Completion rates and support
Improving completion rates and providing support for students who face barriers is a national priority aimed at enhancing the outcomes for VET students and apprentices, particularly those historically underrepresented in the workforce, including individuals with disabilities.
Centres of Excellence
TAFE Centres of Excellence will collaborate with industries, universities, and governments to tackle pressing issues in our economy. This includes the shift towards a green economy, manufacturing and national capability, as well as care and support.
VET Workforce capability
Together with the sector, a VET Workforce Blueprint will be created to reinforce the sector and assist a skilled VET workforce in delivering industry-specific and current curricula.
The Albanese Government has already made significant progress by delivering a 12-month agreement that created 180,000 Fee-Free TAFE and Vocational Education Training places this year, and this investment is poised to build upon those strides.
The shortage of skilled workers in Australia has become a crucial issue as the number of occupations facing this problem has increased significantly from 153 in 2021 to 286 in 2022. Additionally, 60% of the overall employment growth is comprised of jobs that require vocational education and training as the primary pathway.

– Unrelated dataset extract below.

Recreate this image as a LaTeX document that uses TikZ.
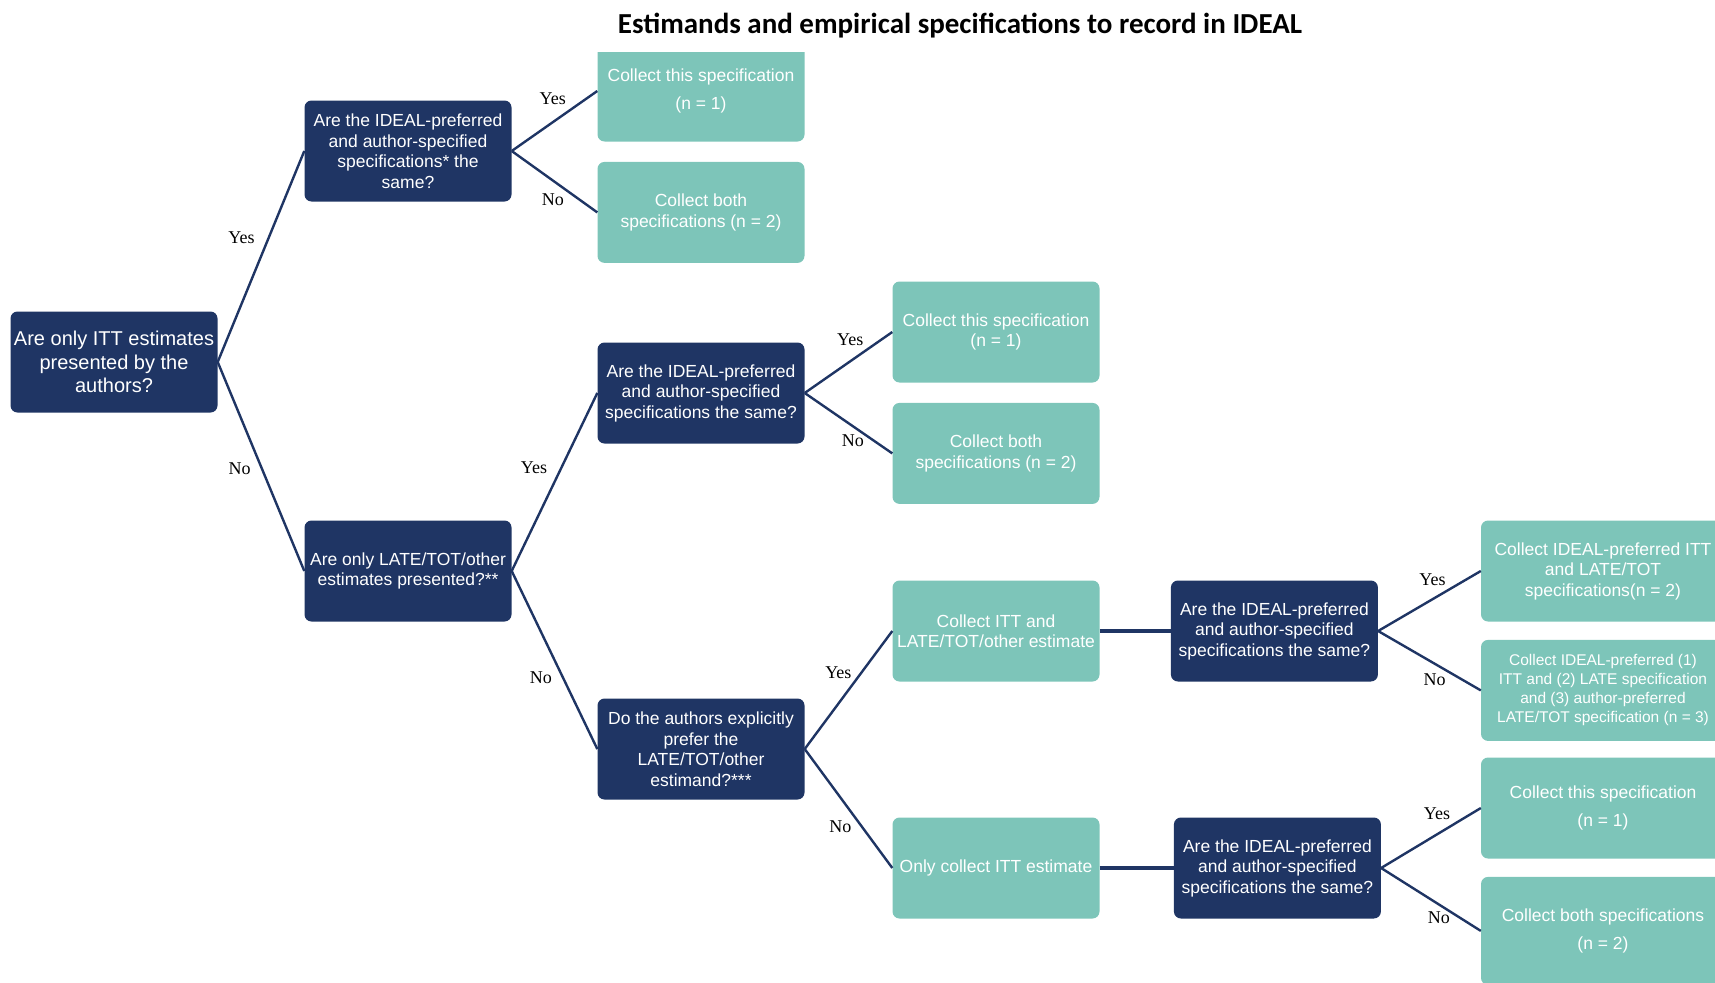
\documentclass[tikz,border=0pt]{standalone}
\usepackage{fontspec}
\setmainfont{Liberation Serif}
\setsansfont{Liberation Sans}
\newfontfamily\titlefont{Carlito}
\usetikzlibrary{positioning}
\definecolor{navy}{RGB}{31,53,100}
\definecolor{mint}{RGB}{125,197,185}

\begin{document}
\begin{tikzpicture}[x=1pt, y=-1pt,
        ask/.style={rectangle, rounded corners=7pt, fill=navy, text=white, align=center,
            font=\sffamily\fontsize{17.5}{20.5}\selectfont,
            minimum width=207pt, minimum height=101pt, inner sep=2pt},
        leaf/.style={ask, fill=mint},
        wide/.style={leaf, minimum width=244pt},
        ans/.style={font=\fontsize{18}{20}\selectfont, inner sep=0pt},
        branch/.style={draw=navy, line width=2.4pt},
        link/.style={draw=navy, line width=3.4pt}]
        \useasboundingbox (0,0) rectangle (1715,982);
        \clip (0,0) rectangle (1715,982);
        \node [anchor=base] (title) at (960,34) {\titlefont\bfseries\fontsize{29}{33}\selectfont Estimands and empirical specifications to record in IDEAL};
        \node [ask, font=\sffamily\fontsize{20}{23.5}\selectfont] (root) at (114,362) {Are only ITT estimates\\presented by the\\authors?};
        \node [ask] (q1) at (408,151) {Are the IDEAL-preferred\\and author-specified\\specifications* the\\same?};
        \node [ask] (q2) at (408,571) {Are only LATE/TOT/other\\estimates presented?**};
        \begin{scope}
            \clip (590,53) rectangle (815,150);
            \node [leaf] (c1) at (701,91) {Collect this specification\\[8pt](n = 1)};
        \end{scope}
        \node [leaf, below=20pt of c1] (c2) {Collect both\\specifications (n = 2)};
        \node [ask] (q3) at (701,393) {Are the IDEAL-preferred\\and author-specified\\specifications the same?};
        \node [ask] (q4) at (701,749) {Do the authors explicitly\\prefer the\\LATE/TOT/other\\estimand?***};
        \node [leaf] (c3) at (996,332) {Collect this specification\\(n = 1)};
        \node [leaf, below=20pt of c3] (c4) {Collect both\\specifications (n = 2)};
        \node [leaf] (c5) at (996,631) {Collect ITT and\\LATE/TOT/other estimate};
        \node [leaf] (c8) at (996,868) {Only collect ITT estimate};
        \node [ask, right=71pt of c5] (q5) {Are the IDEAL-preferred\\and author-specified\\specifications the same?};
        \node [ask, right=74pt of c8] (q6) {Are the IDEAL-preferred\\and author-specified\\specifications the same?};
        \node [wide] (c6) at (1603,571) {Collect IDEAL-preferred ITT\\and LATE/TOT\\specifications(n = 2)};
        \node [wide, below=18pt of c6, font=\sffamily\fontsize{15.5}{19}\selectfont] (c7) {Collect IDEAL-preferred (1)\\ITT and (2) LATE specification\\and (3) author-preferred\\LATE/TOT specification (n = 3)};
        \node [wide] (c9) at (1603,808) {Collect this specification\\[8pt](n = 1)};
        \node [wide, below=18pt of c9, minimum height=108pt] (c10) {Collect both specifications\\[8pt](n = 2)};
        \draw [branch] (root.east) to node [ans, pos=0.59, left=13pt] {Yes} (q1.west);
        \draw [branch] (root.east) to node [ans, pos=0.51, left=10pt] {No} (q2.west);
        \draw [branch] (q1.east) to node [ans, pos=0.48, above=16pt] {Yes} (c1.west);
        \draw [branch] (q1.east) to node [ans, pos=0.48, below=12pt] {No} (c2.west);
        \draw [branch] (q2.east) to node [ans, pos=0.58, left=13pt] {Yes} (q3.west);
        \draw [branch] (q2.east) to node [ans, pos=0.6, left=10pt] {No} (q4.west);
        \draw [branch] (q3.east) to node [ans, pos=0.52, above=14pt] {Yes} (c3.west);
        \draw [branch] (q3.east) to node [ans, pos=0.55, below=7pt] {No} (c4.west);
        \draw [branch] (q4.east) to node [ans, pos=0.65, left=9pt] {Yes} (c5.west);
        \draw [branch] (q4.east) to node [ans, pos=0.65, left=9pt] {No} (c8.west);
        \draw [link] (c5) to (q5);
        \draw [link] (c8) to (q6);
        \draw [branch] (q5.east) to node [ans, pos=0.53, above=12pt] {Yes} (c6.west);
        \draw [branch] (q5.east) to node [ans, pos=0.55, below=9pt] {No} (c7.west);
        \draw [branch] (q6.east) to node [ans, pos=0.56, above=14pt] {Yes} (c9.west);
        \draw [branch] (q6.east) to node [ans, pos=0.58, below=6pt] {No} (c10.west);
\end{tikzpicture}
\end{document}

It is vital for the Commonwealth, State, and the $4.1 billion investment to create more opportunities for Australians to upskill and reskill to fill skill gaps in the workforce and meet the demands of the changing economy. The investment will also help close the gap for First Nation students and apprentices and support women’s participation and gender equality in the VET sector.
The objective of this cooperative approach is to tackle agreed national priorities and VET reform areas by means of the five-year NSA starting from January 2024, provided that negotiations are successful.